The curious case of the ‘political’ General

Soldiers with political ambitions must not be ignored; otherwise they might have the last laugh in our chaotic country.

Chiwenga
Chiwenga

The question is: does General Constantine Chiwenga want to be a politician? If so, which party will he represent and how will he build the support that he needs in order to rule the country, given the fact that he is a soldier rather than a politician? If he is not aiming to be involved in politics then will he manage to salute another boss other than President Robert Mugabe? More importantly, could a new president work with Chiwenga given his chequered history?

The General has a big name and a very recognisable presence. To many Zimbabweans, Chiwenga is a mysterious figure. We cannot tell whether he is a professional soldier and therefore works for us (the people) or a politician who works for Zanu (PF).

The hidden hand

His colleagues in the army describe him as a political general rather than a professional soldier. This comment highlights his shortcomings as a leader of soldiers. People are familiar with comments attributed to him where he supposedly said that ‘only those who fought in the liberation war can rule’ – a comment which suggests that he considers himself an overlord with authority to override decisions the people make. Could the General be the hidden hand and the power behind the throne?

Rumours about the General’s aspirations for the highest office in the land should be taken seriously. Contrary to some reports, former soldiers can actually run for political office. The catch is that they have to take off their camouflage and become civilians. Without support among civilians, it is unlikely that the General would be prepared to give up his military power – there is a risk that he will be left with no power at all.

Former soldiers running for political office can be good for the country because most of them are very educated, well disciplined and well trained. The typical path that former soldiers take in their bid for presidency is to gather political capital by starting low and running for parliament, and then build their popularity gradually. They then need to rise through party ranks until they can run for presidency – a process that can takes many years, if not decades. Given the fact that soldiers are not allowed to hold party positions of significance, it is highly unlikely that a soldier can take off his uniform one day and then become a party leader the next. This, therefore, leaves our General in a real dilemma.

General’s dilemma

Army generals are appointed by the president of the country. In properly functioning democracies, such appointments need to be endorsed by parliament. If parliament refuses to endorse the appointment, the president has to find himself another general. In most cases, presidents would prefer to appoint generals that they can work with. An uneasy relationship between the generals and the president can lead to the general being replaced or, in some cases, the general using his military muscle to stage a coup.

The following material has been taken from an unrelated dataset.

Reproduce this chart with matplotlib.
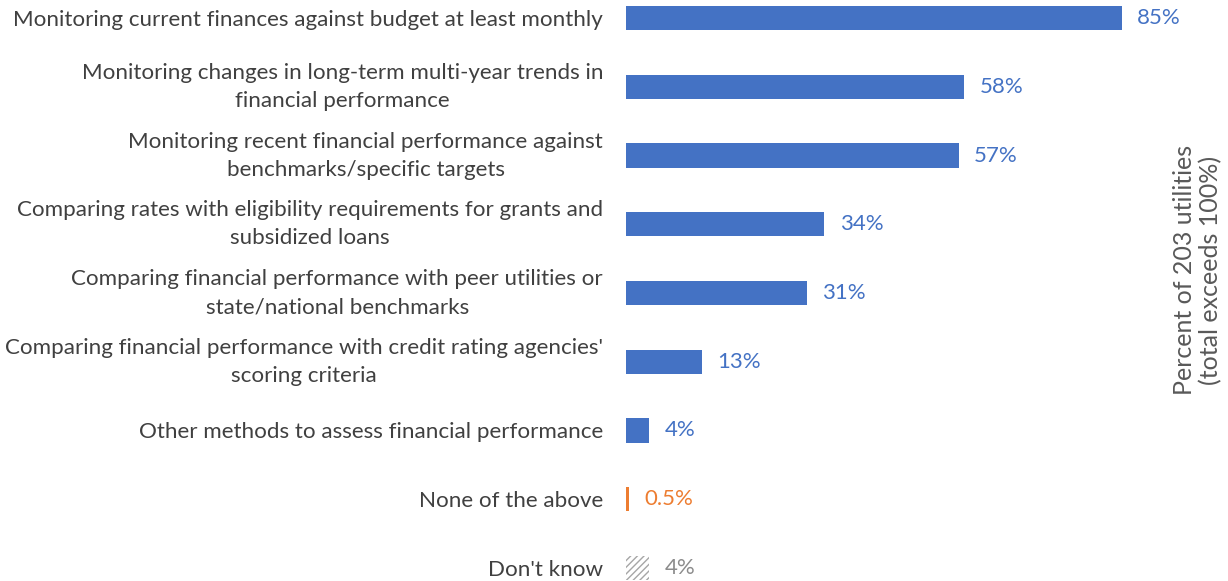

A few weeks ago (before the Wikileaks revelations) many political analysts were speculating that Chiwenga was positioning himself for leadership of Zanu (PF). The puzzle surrounding the rumours about the political general’s ambitions to run for presidency should be seen in the context of a few key factors.

Given the comments attributed to the general, he has thrown in his lot with President Mugabe. Chiwenga’s fortunes are irretrievably tied to those of the president, and to a lesser degree Zanu (PF)’s. The general will be well aware that the end of President Mugabe’s tenure will most likely spell the end of his own tenure as general. The general has also burnt his bridges with opposition groups by openly claiming that he will not work with a president from any other.

The combination of the prospects of an MDC government and the lack of a clear heir to the Zanu (PF) throne will have left the general very uncomfortable. Having sworn that he will not work with the MDC, he does not know who will decide his fate.

Limited capital

As a leader of the army, the general has very limited capital among civilians. He has never been elected to an office and has never really articulated what he stands for. The general has no experience in appealing to the public and, in theory, he does not hold any senior post in any political party.

If he wants to run for presidency on a Zanu (PF) ticket, he will need to be parachuted into the senior ranks of the party and win against seasoned politicians like Joyce Mujuru, Simon Khaya Moyo and Munangagwa. Starting his own party is a possibility, but it would take him a long time to shed the Zanu (PF) paint and build support among civilians.

The other option is that the political general could suspend the constitution and allow the military to take over. This would give him time to build political capital before standing for president in a general election to be held at a date that he chooses. Some speculate the military general had a huge say in the outcome of the 2008 harmonised elections. The power vacuum that is likely to emerge in post-Mugabe Zimbabwe suggests that we should not rule out the possibility of the country being run by the military at some stage.

Those who are close to events in Zimbabwe claim that Zimbabwe is already a

military state, and the constitution has very little bearing on decisions made. As Zanu (PF) has become insecure, they have increased the role of the military in otherwise civilian functions.

Without civilian capital, it might seem that the general’s political future is doomed. This may have been the case if Zimbabwe had been a properly functioning democracy. The chaotic Zimbabwean political environment is the homeostatic regulator any general who harbours secret political ambitions needs. Besides, who says soldiers cannot run countries better than civilians given the failures of Civvy Street in the past three decades? One cannot imagine an army being in charge and allowing green bombers and Chipangano to go on a rampage.